======== DATA LINES ========
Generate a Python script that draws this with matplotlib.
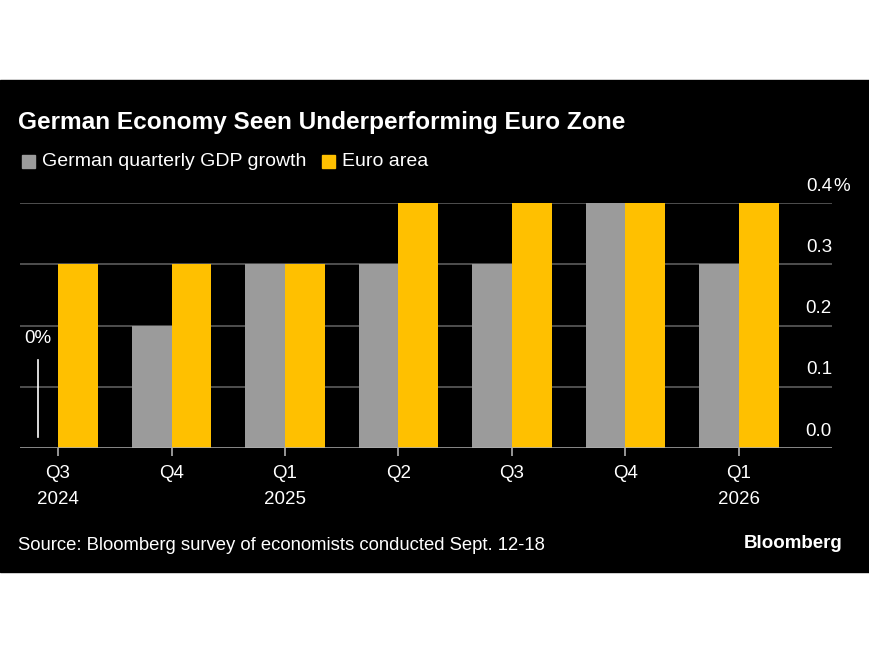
import matplotlib
matplotlib.use("Agg")
import matplotlib.pyplot as plt
from matplotlib.patches import Rectangle
import numpy as np

plt.rcParams['font.family'] = ['Liberation Sans', 'DejaVu Sans']

# 데이터
quarters = ["Q3\n2024", "Q4", "Q1\n2025", "Q2", "Q3", "Q4", "Q1\n2026"]
german = [0.0, 0.2, 0.3, 0.3, 0.3, 0.4, 0.3]
euro = [0.3, 0.3, 0.3, 0.4, 0.4, 0.4, 0.4]
y_ticks = [0.0, 0.1, 0.2, 0.3, 0.4]
y_labels = ["0.0", "0.1", "0.2", "0.3", "0.4"]

gray = "#9b9b9b"
yellow = "#ffc000"
W, H = 870, 653

fig = plt.figure(figsize=(W / 100, H / 100), dpi=100, facecolor="white")
# 검은 배경 패널
fig.patches.append(Rectangle((0, (H - 572) / H), 1, (572 - 80) / H,
                             transform=fig.transFigure, color="black", zorder=-10))

ax = fig.add_axes([20 / W, (H - 448) / H, (832 - 20) / W, (448 - 203) / H])
ax.patch.set_alpha(0)

x = np.arange(len(quarters))
bw = 0.352
ax.bar(x - bw / 2, german, bw, color=gray, zorder=2)
ax.bar(x + bw / 2, euro, bw, color=yellow, zorder=2)

ax.set_xlim(-0.335, 6.82)
ax.set_ylim(0, 0.4)

# 격자선
for t in y_ticks[1:]:
    ax.axhline(t, color="#5c5c5c", lw=1.2, zorder=1)
ax.axhline(0, color="#b0b0b0", lw=1.8, zorder=3)

# 오른쪽 눈금 라벨 (선 위에)
for t, lab in zip(y_ticks, y_labels):
    ax.annotate(lab, (1.0, t), xycoords=("axes fraction", "data"),
                xytext=(0, 6), textcoords="offset points",
                ha="right", va="bottom", color="white", fontsize=13.5,
                annotation_clip=False)
ax.annotate("%", (1.0, 0.4), xycoords=("axes fraction", "data"),
            xytext=(1, 6), textcoords="offset points",
            ha="left", va="bottom", color="white", fontsize=13.5,
            annotation_clip=False)

ax.set_yticks([])
ax.set_xticks(x)
ax.set_xticklabels(quarters, color="white", fontsize=13.5, linespacing=1.7)
ax.tick_params(axis="x", length=6, width=1.2, color="#b0b0b0", pad=6)
for s in ax.spines.values():
    s.set_visible(False)

# 0% 주석
ax.text(-0.3, 0.179, "0%", color="white", fontsize=13.5, ha="left", va="center")
ax.plot([-0.176, -0.176], [0.018, 0.143], color="white", lw=1.2, zorder=4)

# 제목과 범례
fig.text(18 / W, (H - 122) / H, "German Economy Seen Underperforming Euro Zone",
         color="white", fontsize=17.6, fontweight="bold", va="center")
fig.patches.append(Rectangle((22 / W, (H - 168) / H), 13 / W, 13 / H,
                             transform=fig.transFigure, color=gray))
fig.text(42 / W, (H - 162) / H, "German quarterly GDP growth",
         color="white", fontsize=14, va="center")
fig.patches.append(Rectangle((322 / W, (H - 168) / H), 13 / W, 13 / H,
                             transform=fig.transFigure, color=yellow))
fig.text(342 / W, (H - 162) / H, "Euro area",
         color="white", fontsize=14, va="center")

# 출처
fig.text(18 / W, (H - 545) / H, "Source: Bloomberg survey of economists conducted Sept. 12-18",
         color="white", fontsize=13.3, va="center")
fig.text(843 / W, (H - 544) / H, "Bloomberg", color="white", fontsize=13.5,
         fontweight="bold", ha="right", va="center")

fig.savefig("out.png", dpi=100, facecolor="white")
========
AIM OF THE TASK:
Filter the data, keeping only the lines that contain "matplotlib".

TASK SOLUTION:
Generate a Python script that draws this with matplotlib.
import matplotlib
matplotlib.use("Agg")
import matplotlib.pyplot as plt
from matplotlib.patches import Rectangle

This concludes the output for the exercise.